Tuesday, March 4, 2014

San Diego: leaving; 'D' and 'E'


        I applied two coats of Deks Olje to the tiller, polished stainless on deck, resignedly rather than hopefully applied sealant to leaks.  These are drips not gushers.  I will keep trying, but I can live with them and probably will have to.  Then took a last bike ride.  
        I had considered going to a place that has great fish tacos in Ocean Beach, but decided I wanted a last look at Mission Beach instead and so went that way, stopping at a supermarket along the way.
        There was evidence of the storm:  sand washed over the seawall onto the boardwalk, standing puddles, a lot of kelp on the beach, both along the waterline and pushed to the base of the seawall.  All of which substantiates my observation a few months ago that Mission Beach will not survive global warming and rising sea levels.  Neither with Florida.
        It was fine to ride my bike.  My legs are in shape.  A young man did pass me going up the Mission Bay bridge.  He was standing up in the pedals on a 21 speed racer.  I am not impressed.  I made it to the top sitting down on a one speed.  
        A beautiful day.  A final drink on deck at sunset for sure.  Here is my view from Central, taken a few minutes ago.

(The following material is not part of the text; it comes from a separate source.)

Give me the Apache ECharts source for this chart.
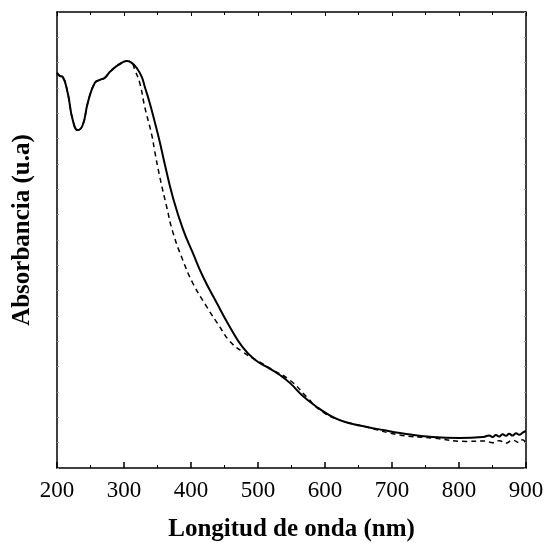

        When you have nothing better to do than polish stainless steel, you are either ready or you are lost.  I think GANNET and I are ready.  I’m old, but I’m getting excited.  
        Tomorrow night a cold martini with Carol.
        Two months from tomorrow and I’m back here.  
        By that time it may have stopped snowing in Chicago.

———

        The opinions of Mr. Ambrose Bierce do not necessarily reflect those of management.   
        Management does not, for example, believe that all beautiful women are as deadly as poison; nor does it share Mr. Bierce’s antipathy for the clarinet, which can be enjoyed in measured dosages, such as the Clarinet Concerto in A by Mozart.
        With that out of the way:

        daring:  one of the most conspicuous qualities of a man in security.

        day:  a period of twenty-four hours, mostly misspent.  This period is divided into two parts, the day proper and the night, or day improper—the former devoted to sins of business, the latter consecrated to the other sort.  These two kinds of social activity overlap.

        debt:  an ingenious substitute for the chain and whip of the slave-driver.  (Compare with management's oft-stated dictum:  debts are chains, which is why management has paid cash since 1974.

        diplomacy:  the patriotic art of lying for one’s country.

        egotist:  a person of low taste, more interested in himself than me.

        erudition:  dust shaken out of a book into an empty skull.

        eulogy:  praise for a person who has either the advantages of wealth and power, or the consideration to be dead.
        evangelist:  a bearer of good tidings, particularly (in a religious sense) such as assure us of our own salvation and the damnation of our neighbors.